Wednesday, April 15, 2009
Montenegro to sell stake in main energy supplier
By Nedjeljko Rudovic for Southeast European Times in Podgorica -- 14/04/09
Hoping to boost the energy sector, Montenegro's government has decided to sell nearly 20% of the state electrical company, Electropriveda. The move, however, came after a row between two parties in the ruling coalition -- Prime Minister Milo Djukanovic's Democratic Party of Socialists (DPS) and the smaller Social Democratic Party (SDP), led by parliament speaker Ranko Krivokapic.
The SDP came out against the sale, arguing that strategic economic sectors should remain in state hands. Djukanovic and his party, by contrast, favour privatisation.
According to the prime minister, the state does not function well in the role of owner and entrepreneur. Krivokapic, however, has said it is too risky to give private companies the opportunity to control the energy sector.
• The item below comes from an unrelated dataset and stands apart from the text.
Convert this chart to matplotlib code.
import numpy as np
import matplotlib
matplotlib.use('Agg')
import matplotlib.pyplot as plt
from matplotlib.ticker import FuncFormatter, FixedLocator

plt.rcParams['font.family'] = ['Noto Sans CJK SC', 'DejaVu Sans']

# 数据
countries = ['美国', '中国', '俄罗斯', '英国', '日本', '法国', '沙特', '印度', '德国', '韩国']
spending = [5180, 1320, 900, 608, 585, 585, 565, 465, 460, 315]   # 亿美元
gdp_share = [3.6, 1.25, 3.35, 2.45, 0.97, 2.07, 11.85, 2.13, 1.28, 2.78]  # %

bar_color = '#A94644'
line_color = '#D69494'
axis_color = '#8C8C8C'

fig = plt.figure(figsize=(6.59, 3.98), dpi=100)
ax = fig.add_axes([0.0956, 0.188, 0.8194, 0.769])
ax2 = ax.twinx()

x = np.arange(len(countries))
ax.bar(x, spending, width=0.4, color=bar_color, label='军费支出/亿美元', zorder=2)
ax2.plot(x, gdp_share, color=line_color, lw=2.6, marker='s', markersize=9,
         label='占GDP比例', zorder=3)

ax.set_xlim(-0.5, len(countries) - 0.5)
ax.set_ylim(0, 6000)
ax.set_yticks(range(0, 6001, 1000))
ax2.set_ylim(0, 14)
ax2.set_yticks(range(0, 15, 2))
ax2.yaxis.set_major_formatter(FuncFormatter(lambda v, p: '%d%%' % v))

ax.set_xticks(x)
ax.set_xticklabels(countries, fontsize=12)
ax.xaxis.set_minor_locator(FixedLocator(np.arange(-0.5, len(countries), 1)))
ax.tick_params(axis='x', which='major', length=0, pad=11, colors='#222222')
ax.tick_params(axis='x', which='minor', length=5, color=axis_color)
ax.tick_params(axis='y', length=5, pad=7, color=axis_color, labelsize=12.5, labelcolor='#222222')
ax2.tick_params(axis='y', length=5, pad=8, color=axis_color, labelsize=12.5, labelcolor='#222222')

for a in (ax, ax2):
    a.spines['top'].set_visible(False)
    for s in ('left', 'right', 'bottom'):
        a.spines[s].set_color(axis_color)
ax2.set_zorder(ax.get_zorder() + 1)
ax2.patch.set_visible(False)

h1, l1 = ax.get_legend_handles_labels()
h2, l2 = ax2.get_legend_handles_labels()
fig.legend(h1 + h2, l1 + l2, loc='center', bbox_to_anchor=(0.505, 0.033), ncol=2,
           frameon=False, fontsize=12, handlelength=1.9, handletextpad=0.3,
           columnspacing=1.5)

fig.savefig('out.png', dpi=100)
In 2007, the SDP blocked the planned privatisation of a thermal plant and coal mine in Pljevlja, citing other countries in the region that had decided to maintain state control. This time, however, the DPS was able to persuade its partner to accept the Electropriveda sale, thus avoiding a split ahead of the March parliamentary elections. Potential bidders have until the end of April to submit offers for 18.3% of the company shares.
Out of that amount, 9.15% will be sold from existing capital, with the rest representing new capital, the state-run Agency for Restructuring and Foreign Investment reported.
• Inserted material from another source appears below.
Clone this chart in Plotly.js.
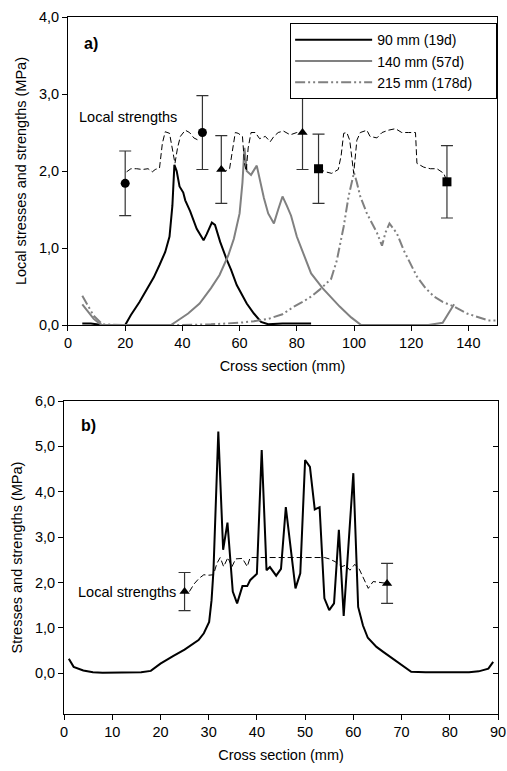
<!DOCTYPE html>
<html>
<head>
<meta charset="utf-8">
<script src="https://cdn.plot.ly/plotly-3.0.1.min.js"></script>
<style>html,body{margin:0;padding:0;background:#fff;}#chart{width:507px;height:771px;}</style>
</head>
<body>
<div id="chart"></div>
<script>
// ---------- Panel a) data ----------
const aX90 = [5, 8, 10, 12, 20, 22, 25, 28, 30, 32, 34, 35.5, 36.5, 37.2, 38, 39, 40.3, 41, 42.7, 45, 47.4, 48.5, 50.3, 51.4, 53.2, 55.5, 57, 59, 62.5, 65, 67.5, 70, 75, 80, 85];
const aY90 = [0.02, 0.02, 0.01, 0, 0, 0.13, 0.3, 0.5, 0.62, 0.78, 0.95, 1.15, 1.55, 2.08, 2.0, 1.8, 1.72, 1.62, 1.48, 1.25, 1.10, 1.18, 1.33, 1.30, 1.08, 0.85, 0.72, 0.52, 0.28, 0.15, 0.04, 0.01, 0.02, 0.02, 0.02];

const aX140 = [5, 7, 9, 11, 12, 20, 30, 36, 38, 42, 46, 50, 53, 56, 58, 60, 61, 61.7, 62.5, 64, 66, 67, 68.5, 70, 72, 73.5, 75, 76.5, 78, 80, 82, 85, 89, 92, 95, 99, 102.5, 110, 120, 126, 131, 133, 135];
const aY140 = [0.27, 0.17, 0.08, 0.02, 0, 0, 0, 0, 0.05, 0.15, 0.28, 0.48, 0.65, 0.9, 1.12, 1.45, 1.85, 2.3, 2.0, 1.95, 2.07, 1.9, 1.65, 1.45, 1.32, 1.5, 1.67, 1.55, 1.42, 1.15, 0.95, 0.67, 0.48, 0.36, 0.24, 0.1, 0, 0, 0, 0, 0.03, 0.15, 0.27];

const aX215 = [5, 7, 9, 12, 20, 30, 40, 50, 60, 65, 70, 75, 79, 82, 85, 88, 90.5, 92, 94, 96.4, 98.1, 100, 101, 102.2, 104.5, 106.9, 108, 109.8, 111, 112.4, 115, 117.4, 120, 122, 125, 128, 131, 135, 139.5, 144, 147, 150];
const aY215 = [0.38, 0.25, 0.12, 0.01, 0, 0, 0, 0.01, 0.03, 0.05, 0.08, 0.14, 0.24, 0.3, 0.37, 0.46, 0.54, 0.6, 0.84, 1.28, 1.67, 1.98, 1.85, 1.67, 1.45, 1.28, 1.2, 1.03, 1.2, 1.32, 1.19, 0.97, 0.78, 0.63, 0.48, 0.37, 0.3, 0.24, 0.15, 0.1, 0.06, 0.06];

const aStrX = [20.5, 22, 24, 26, 28, 29.5, 30.5, 32, 33, 34, 35.5, 36.5, 37.4, 38.3, 39.3, 41, 42.5, 44, 45.6, null,
  53.6, 55, 56.5, 57.5, 58.5, 59.5, 61, 61.7, 62.3, 63, 64, 65.5, 67, 69, 70.7, 72, 73.5, 75.3, 77.7, 80, 82, null,
  87.6, 90, 92.2, 94.5, 95.5, 96.4, 97.5, 98.5, 99.9, 101, 102.2, 104.5, 105.6, 108, 109.8, 112, 114.5, 116.7, 119, 121.5, 122, 124.4, 126.7, 129, 131.4, 132.5];
const aStrY = [1.99, 2.03, 2.03, 2.02, 2.03, 1.99, 2.02, 2.04, 2.36, 2.51, 2.49, 2.3, 2.1, 2.3, 2.45, 2.53, 2.5, 2.43, 2.40, null,
  2.02, 2.0, 2.03, 2.3, 2.5, 2.49, 2.45, 2.1, 2.0, 2.3, 2.5, 2.5, 2.42, 2.45, 2.38, 2.45, 2.5, 2.52, 2.47, 2.5, 2.5, null,
  2.03, 1.99, 1.97, 2.02, 2.2, 2.49, 2.5, 2.4, 1.97, 2.4, 2.5, 2.53, 2.45, 2.43, 2.5, 2.53, 2.55, 2.5, 2.5, 2.5, 2.1, 2.05, 2.03, 2.03, 1.97, 1.86];

const aCircX = [20, 47], aCircY = [1.84, 2.50], aCircErr = [0.42, 0.48];
const aTriX = [53.6, 82], aTriY = [2.02, 2.50], aTriErr = [0.44, 0.48];
const aSqX = [87.6, 132.5], aSqY = [2.03, 1.86], aSqErr = [0.45, 0.47];

// ---------- Panel b) data ----------
const bX = [1, 2, 4, 6, 8, 10, 12, 14, 16, 18, 20, 22.7, 25, 27.9, 29, 30.1, 30.6, 31, 32, 33, 33.9, 35, 35.9, 37, 38, 38.6, 40, 41, 42, 42.7, 44, 45, 46, 48, 49, 50, 51, 52, 53, 54, 55, 56, 57, 58, 60, 61, 62, 63, 64.8, 66.2, 69, 72, 75, 80, 84, 86, 88, 89];
const bY = [0.32, 0.14, 0.06, 0.02, 0.01, 0.01, 0.01, 0.02, 0.02, 0.05, 0.21, 0.38, 0.52, 0.73, 0.88, 1.13, 1.61, 2.27, 5.33, 2.72, 3.32, 1.8, 1.54, 1.92, 1.92, 2.05, 2.19, 4.92, 2.27, 2.34, 2.15, 2.3, 3.66, 1.87, 2.2, 4.7, 4.55, 3.61, 3.66, 1.65, 1.39, 1.54, 3.16, 1.26, 4.41, 1.46, 1.05, 0.78, 0.58, 0.47, 0.25, 0.03, 0.02, 0.02, 0.02, 0.04, 0.1, 0.25];

const bStrX = [26, 27, 28, 29, 30, 31, 31.7, 32.4, 33.1, 34, 34.8, 35.6, 37, 38, 38.6, 40, 45, 50, 54, 55, 56.2, 57.6, 58.4, 59.3, 60.3, 61.2, 62.1, 63.1, 64.1, 65.5, 67];
const bStrY = [1.8, 1.97, 2.09, 2.17, 2.16, 2.17, 2.42, 2.55, 2.35, 2.55, 2.34, 2.52, 2.53, 2.35, 2.55, 2.55, 2.55, 2.55, 2.55, 2.52, 2.46, 2.35, 2.38, 2.27, 2.4, 2.3, 2.09, 1.87, 2.02, 2.0, 1.98];

const bTriX = [25, 67], bTriY = [1.80, 1.98], bTriErr = [0.42, 0.44];

// ---------- labels ----------
const legendNames = ['90 mm (19d)', '140 mm (57d)', '215 mm (178d)'];
const xTitle = 'Cross section (mm)';
const yTitleA = 'Local stresses and strengths (MPa)';
const yTitleB = 'Stresses and strengths (MPa)';

const FONT = 'Liberation Sans, Arial, sans-serif';
const FS = 14.5;
const GRAY = '#808080';

function errTrace(x, y, err, symbol, xa, ya) {
  return {
    x: x, y: y, xaxis: xa, yaxis: ya, type: 'scatter', mode: 'markers', showlegend: false,
    marker: {symbol: symbol, size: 9, color: '#000'},
    error_y: {type: 'data', array: err, visible: true, color: '#333', thickness: 1.2, width: 6}
  };
}

const traces = [
  {x: aX90, y: aY90, xaxis: 'x', yaxis: 'y', type: 'scatter', mode: 'lines', name: legendNames[0], legendgroup: 'g',
   line: {color: '#000', width: 2}},
  {x: aX140, y: aY140, xaxis: 'x', yaxis: 'y', type: 'scatter', mode: 'lines', name: legendNames[1], legendgroup: 'g',
   line: {color: GRAY, width: 2}},
  {x: aX215, y: aY215, xaxis: 'x', yaxis: 'y', type: 'scatter', mode: 'lines', name: legendNames[2], legendgroup: 'g',
   line: {color: GRAY, width: 2, dash: '10px,3px,2px,3px,2px,3px'}},
  {x: aStrX, y: aStrY, xaxis: 'x', yaxis: 'y', type: 'scatter', mode: 'lines', showlegend: false,
   line: {color: '#000', width: 1, dash: '6px,3px'}},
  errTrace(aCircX, aCircY, aCircErr, 'circle', 'x', 'y'),
  errTrace(aTriX, aTriY, aTriErr, 'triangle-up', 'x', 'y'),
  errTrace(aSqX, aSqY, aSqErr, 'square', 'x', 'y'),
  {x: bX, y: bY, xaxis: 'x2', yaxis: 'y2', type: 'scatter', mode: 'lines', showlegend: false,
   line: {color: '#000', width: 2}},
  {x: bStrX, y: bStrY, xaxis: 'x2', yaxis: 'y2', type: 'scatter', mode: 'lines', showlegend: false,
   line: {color: '#000', width: 1, dash: '6px,3px'}},
  errTrace(bTriX, bTriY, bTriErr, 'triangle-up', 'x2', 'y2'),
  {x: [0], y: [0], xaxis: 'x2', yaxis: 'y3', type: 'scatter', mode: 'markers', showlegend: false,
   marker: {opacity: 0}, hoverinfo: 'skip'}
];

const axCommon = {
  showgrid: false, zeroline: false, showline: true, linecolor: '#000', linewidth: 1,
  ticks: 'outside', ticklen: 5, tickcolor: '#000', tickfont: {family: FONT, size: FS, color: '#000'}
};

const layout = {
  width: 507, height: 771,
  margin: {l: 64, r: 9, t: 17, b: 57},
  paper_bgcolor: '#fff', plot_bgcolor: '#fff',
  separators: ',.',
  font: {family: FONT, size: FS, color: '#000'},
  showlegend: true,
  legend: {x: 0.998, y: 0.991, xanchor: 'right', yanchor: 'top', bordercolor: '#000', borderwidth: 1,
    bgcolor: '#fff', font: {family: FONT, size: 14}, orientation: 'h', traceorder: 'grouped',
    entrywidth: 114, entrywidthmode: 'pixels', itemwidth: 77, tracegroupgap: 0},
  xaxis: Object.assign({}, axCommon, {domain: [0.0092, 0.9977], anchor: 'y', range: [0, 150], tick0: 0, dtick: 20,
    mirror: true, title: {text: xTitle, font: {family: FONT, size: FS}, standoff: 10}}),
  yaxis: Object.assign({}, axCommon, {domain: [0.558, 1], anchor: 'x', range: [0, 4], tick0: 0, dtick: 1,
    tickformat: '.1f', mirror: true, title: {text: yTitleA, font: {family: FONT, size: FS}, standoff: 8}}),
  xaxis2: Object.assign({}, axCommon, {domain: [0, 1], anchor: 'y2', range: [0, 90], tick0: 0, dtick: 10,
    mirror: true, title: {text: xTitle, font: {family: FONT, size: FS}, standoff: 10}}),
  yaxis2: Object.assign({}, axCommon, {domain: [0, 0.449], anchor: 'x2', range: [-0.9, 6], tick0: 0, dtick: 1,
    tickformat: '.1f', mirror: true, title: {text: yTitleB, font: {family: FONT, size: FS}, standoff: 8}}),
  yaxis3: {overlaying: 'y2', anchor: 'x2', side: 'right', range: [-0.9, 6], tick0: 0, dtick: 1,
    showgrid: false, zeroline: false, showline: false, ticks: 'inside', ticklen: 5, tickcolor: '#000',
    showticklabels: false},
  annotations: [
    {xref: 'x', yref: 'y', x: 5, y: 3.65, text: '<b>a)</b>', showarrow: false, xanchor: 'left', yanchor: 'middle',
     font: {family: FONT, size: 16, color: '#000'}},
    {xref: 'x', yref: 'y', x: 3.0, y: 2.70, text: 'Local strengths', showarrow: false, xanchor: 'left', yanchor: 'middle',
     font: {family: FONT, size: FS, color: '#000'}},
    {xref: 'x2', yref: 'y2', x: 3.2, y: 5.47, text: '<b>b)</b>', showarrow: false, xanchor: 'left', yanchor: 'middle',
     font: {family: FONT, size: 16, color: '#000'}},
    {xref: 'x2', yref: 'y2', x: 2.5, y: 1.79, text: 'Local strengths', showarrow: false, xanchor: 'left', yanchor: 'middle',
     font: {family: FONT, size: FS, color: '#000'}}
  ]
};

Plotly.newPlot('chart', traces, layout, {displayModeBar: false, staticPlot: true});
</script>
</body>
</html>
Qualifying bidders should have produced or distributed at least 1,500 GWh of electricity in the last fiscal year. They must have revenue of at least 250m euros, assets worth at least 500m euros and a credit rating of at least BBB assigned by Standard & Poor's, Fitch, or Moody's.
The investor will enter a five-year management contract and must buy out a stake from small shareholders at the same price it pays the government.
Electropriveda -- 70.6% owned by the state -- reported a 7m-euro loss in 2008. The company's worth is estimated at 1 billion euros. Montenegro has not had new power generation facilities built in the last quarter century, and the country has an annual electricity shortfall of 35%.